**Work required:** Leave out the pictures and repeat the data exactly.

##############################

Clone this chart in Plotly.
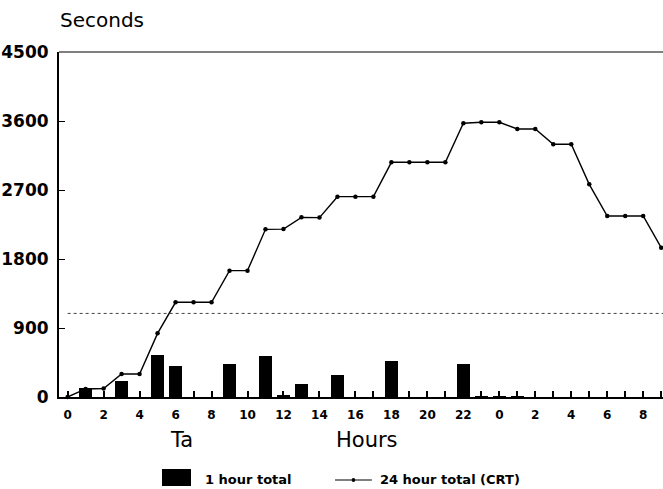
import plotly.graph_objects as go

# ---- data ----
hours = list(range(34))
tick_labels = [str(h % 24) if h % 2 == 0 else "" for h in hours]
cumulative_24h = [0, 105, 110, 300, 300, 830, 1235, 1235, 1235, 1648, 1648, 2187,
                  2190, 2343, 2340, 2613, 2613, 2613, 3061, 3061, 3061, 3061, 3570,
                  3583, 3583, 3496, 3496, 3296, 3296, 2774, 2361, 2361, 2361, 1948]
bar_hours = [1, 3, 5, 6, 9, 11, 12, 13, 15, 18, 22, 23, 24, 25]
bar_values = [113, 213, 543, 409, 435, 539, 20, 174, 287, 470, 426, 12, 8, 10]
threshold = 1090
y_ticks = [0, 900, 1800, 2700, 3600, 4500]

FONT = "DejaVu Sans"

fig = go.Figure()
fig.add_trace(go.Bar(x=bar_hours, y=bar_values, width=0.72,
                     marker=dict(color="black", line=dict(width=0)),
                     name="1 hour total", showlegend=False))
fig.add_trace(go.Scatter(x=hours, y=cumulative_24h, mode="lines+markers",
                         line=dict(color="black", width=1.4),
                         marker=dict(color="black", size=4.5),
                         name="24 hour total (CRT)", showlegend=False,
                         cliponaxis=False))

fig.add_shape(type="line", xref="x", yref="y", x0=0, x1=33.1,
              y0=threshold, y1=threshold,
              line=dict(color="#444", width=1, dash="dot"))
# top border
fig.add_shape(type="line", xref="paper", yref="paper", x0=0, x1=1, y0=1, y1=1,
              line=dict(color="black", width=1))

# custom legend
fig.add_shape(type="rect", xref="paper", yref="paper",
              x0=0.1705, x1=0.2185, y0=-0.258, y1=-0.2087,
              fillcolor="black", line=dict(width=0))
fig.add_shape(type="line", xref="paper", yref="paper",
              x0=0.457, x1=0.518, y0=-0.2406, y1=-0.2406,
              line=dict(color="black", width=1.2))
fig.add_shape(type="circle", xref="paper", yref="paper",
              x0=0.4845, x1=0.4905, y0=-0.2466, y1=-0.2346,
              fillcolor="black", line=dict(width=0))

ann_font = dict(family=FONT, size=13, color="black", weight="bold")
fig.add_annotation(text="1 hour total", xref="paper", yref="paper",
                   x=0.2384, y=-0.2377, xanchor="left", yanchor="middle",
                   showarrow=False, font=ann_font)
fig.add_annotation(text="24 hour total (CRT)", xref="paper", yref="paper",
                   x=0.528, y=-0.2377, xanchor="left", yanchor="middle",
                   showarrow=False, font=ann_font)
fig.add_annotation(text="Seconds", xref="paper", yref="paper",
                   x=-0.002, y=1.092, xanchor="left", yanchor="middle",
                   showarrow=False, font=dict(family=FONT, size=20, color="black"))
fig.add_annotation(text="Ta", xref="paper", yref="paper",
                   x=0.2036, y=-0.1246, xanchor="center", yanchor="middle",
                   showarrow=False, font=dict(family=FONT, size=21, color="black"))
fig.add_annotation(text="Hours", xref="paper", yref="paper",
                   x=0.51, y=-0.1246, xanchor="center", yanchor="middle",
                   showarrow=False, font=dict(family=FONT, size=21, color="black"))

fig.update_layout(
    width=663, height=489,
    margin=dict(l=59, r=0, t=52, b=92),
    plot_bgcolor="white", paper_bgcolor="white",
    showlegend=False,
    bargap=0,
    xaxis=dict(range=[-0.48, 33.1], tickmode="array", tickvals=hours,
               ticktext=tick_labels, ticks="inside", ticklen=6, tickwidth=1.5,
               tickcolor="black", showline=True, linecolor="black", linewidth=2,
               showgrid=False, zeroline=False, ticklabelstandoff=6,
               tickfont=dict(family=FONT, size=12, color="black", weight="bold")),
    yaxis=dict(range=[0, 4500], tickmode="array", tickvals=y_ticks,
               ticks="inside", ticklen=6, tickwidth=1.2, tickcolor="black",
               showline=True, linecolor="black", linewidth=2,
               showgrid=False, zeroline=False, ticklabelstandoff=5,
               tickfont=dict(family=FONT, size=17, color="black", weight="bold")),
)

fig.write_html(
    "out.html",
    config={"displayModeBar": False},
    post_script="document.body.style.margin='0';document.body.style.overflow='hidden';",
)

##############################

**The output:**
Clone this chart in Plotly.
import plotly.graph_objects as go

# ---- data ----
hours = list(range(34))
tick_labels = [str(h % 24) if h % 2 == 0 else "" for h in hours]
cumulative_24h = [0, 105, 110, 300, 300, 830, 1235, 1235, 1235, 1648, 1648, 2187,
                  2190, 2343, 2340, 2613, 2613, 2613, 3061, 3061, 3061, 3061, 3570,
                  3583, 3583, 3496, 3496, 3296, 3296, 2774, 2361, 2361, 2361, 1948]
bar_hours = [1, 3, 5, 6, 9, 11, 12, 13, 15, 18, 22, 23, 24, 25]
bar_values = [113, 213, 543, 409, 435, 539, 20, 174, 287, 470, 426, 12, 8, 10]
threshold = 1090
y_ticks = [0, 900, 1800, 2700, 3600, 4500]

FONT = "DejaVu Sans"

fig = go.Figure()
fig.add_trace(go.Bar(x=bar_hours, y=bar_values, width=0.72,
                     marker=dict(color="black", line=dict(width=0)),
                     name="1 hour total", showlegend=False))
fig.add_trace(go.Scatter(x=hours, y=cumulative_24h, mode="lines+markers",
                         line=dict(color="black", width=1.4),
                         marker=dict(color="black", size=4.5),
                         name="24 hour total (CRT)", showlegend=False,
                         cliponaxis=False))

fig.add_shape(type="line", xref="x", yref="y", x0=0, x1=33.1,
              y0=threshold, y1=threshold,
              line=dict(color="#444", width=1, dash="dot"))
# top border
fig.add_shape(type="line", xref="paper", yref="paper", x0=0, x1=1, y0=1, y1=1,
              line=dict(color="black", width=1))

# custom legend
fig.add_shape(type="rect", xref="paper", yref="paper",
              x0=0.1705, x1=0.2185, y0=-0.258, y1=-0.2087,
              fillcolor="black", line=dict(width=0))
fig.add_shape(type="line", xref="paper", yref="paper",
              x0=0.457, x1=0.518, y0=-0.2406, y1=-0.2406,
              line=dict(color="black", width=1.2))
fig.add_shape(type="circle", xref="paper", yref="paper",
              x0=0.4845, x1=0.4905, y0=-0.2466, y1=-0.2346,
              fillcolor="black", line=dict(width=0))

ann_font = dict(family=FONT, size=13, color="black", weight="bold")
fig.add_annotation(text="1 hour total", xref="paper", yref="paper",
                   x=0.2384, y=-0.2377, xanchor="left", yanchor="middle",
                   showarrow=False, font=ann_font)
fig.add_annotation(text="24 hour total (CRT)", xref="paper", yref="paper",
                   x=0.528, y=-0.2377, xanchor="left", yanchor="middle",
                   showarrow=False, font=ann_font)
fig.add_annotation(text="Seconds", xref="paper", yref="paper",
                   x=-0.002, y=1.092, xanchor="left", yanchor="middle",
                   showarrow=False, font=dict(family=FONT, size=20, color="black"))
fig.add_annotation(text="Ta", xref="paper", yref="paper",
                   x=0.2036, y=-0.1246, xanchor="center", yanchor="middle",
                   showarrow=False, font=dict(family=FONT, size=21, color="black"))
fig.add_annotation(text="Hours", xref="paper", yref="paper",
                   x=0.51, y=-0.1246, xanchor="center", yanchor="middle",
                   showarrow=False, font=dict(family=FONT, size=21, color="black"))

fig.update_layout(
    width=663, height=489,
    margin=dict(l=59, r=0, t=52, b=92),
    plot_bgcolor="white", paper_bgcolor="white",
    showlegend=False,
    bargap=0,
    xaxis=dict(range=[-0.48, 33.1], tickmode="array", tickvals=hours,
               ticktext=tick_labels, ticks="inside", ticklen=6, tickwidth=1.5,
               tickcolor="black", showline=True, linecolor="black", linewidth=2,
               showgrid=False, zeroline=False, ticklabelstandoff=6,
               tickfont=dict(family=FONT, size=12, color="black", weight="bold")),
    yaxis=dict(range=[0, 4500], tickmode="array", tickvals=y_ticks,
               ticks="inside", ticklen=6, tickwidth=1.2, tickcolor="black",
               showline=True, linecolor="black", linewidth=2,
               showgrid=False, zeroline=False, ticklabelstandoff=5,
               tickfont=dict(family=FONT, size=17, color="black", weight="bold")),
)

fig.write_html(
    "out.html",
    config={"displayModeBar": False},
    post_script="document.body.style.margin='0';document.body.style.overflow='hidden';",
)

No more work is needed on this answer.